No details on his death were available, but the army accused the RSF of "kidnapping and assassinating" the governor.
Just before his death on Wednesday, Abakar said, "Civilians are being killed randomly and in large numbers.”
The killing of the governor meant the RSF has added a "new chapter to its record of barbaric crimes that it has been committing against all the Sudanese people," the army said on Facebook.
Over the past two months, the army headed by Abdel Fattah al-Burhan and the RSF commanded by his former deputy Mohamed Hamdan Daglo have been locked in urban combat which has so far killed at least 1,800 people, according to the Armed Conflict Location and Event Data Project's (ACLED) latest figures from last month.
The fighting now spreads to the provinces, particularly to the cities of the western region of Darfur.
While the attacks originally targeted areas of El Geneina where members of the Masalit tribe lived, these attacks have spread to the entire city, the governor said. “We haven't seen the army leave its base to defend people."
The RSF, which called the fighting in El Geneina a tribal conflict, said it had been making efforts to get aid into the city.
In the meantime, the fighting is spreading into the capital of South Darfur, according to the Darfur Bar Association — a local group monitoring the fighting — which said that artillery strikes hit civilian homes in the area after RSF soldiers complained of not receiving salaries.
Also in El Obeid, a hub between Khartoum and Darfur in North Kordofan, the army launched air and artillery strikes against RSF positions, according to witnesses.
The RSF has controlled the roads connecting the city to other towns and has agreed with local tribal leaders to secure the area from armed gangs.
The city of Zalingei, the capital of Central Darfur, was under siege, the association said.
The head of the United Nations mission in Sudan said Tuesday that attacks in Darfur region could amount to crimes against humanity.
The situation in Darfur "continues to deteriorate," Volker Perthes said, adding that "these reports are deeply worrying and, if verified, could amount to crimes against humanity."

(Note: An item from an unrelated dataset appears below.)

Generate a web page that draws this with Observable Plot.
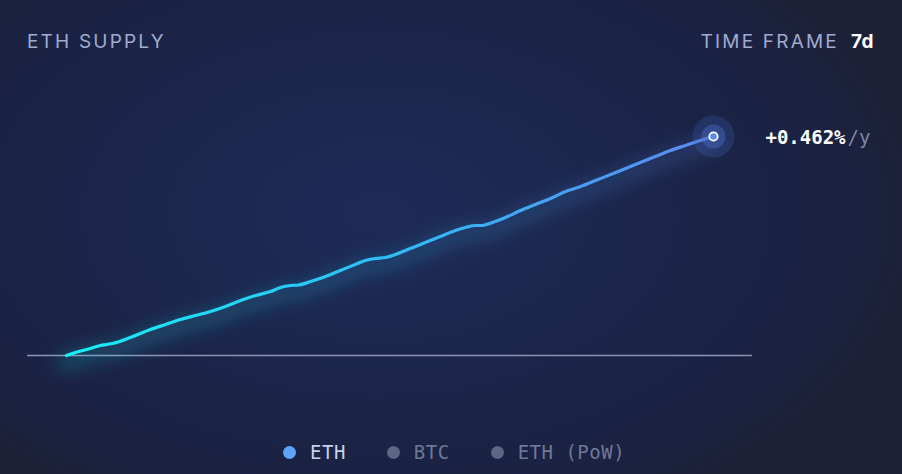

Numerous ceasefires have so far been violated and diplomatic efforts led by the United States and Saudi Arabia to address the conflict have faltered.
US and Saudi mediation efforts are at a standstill. On Tuesday, senior US State Department officials said they were considering a new approach for the coming days.
Saudi Arabia has also announced an international pledging conference for next week.
Around 2.2 million people have fled their homes, more than one million of them escaping the capital Khartoum, according to the International Organization for Migration.
Of those, more than 528,000 have sought refuge in neighboring countries, according to the UN agency.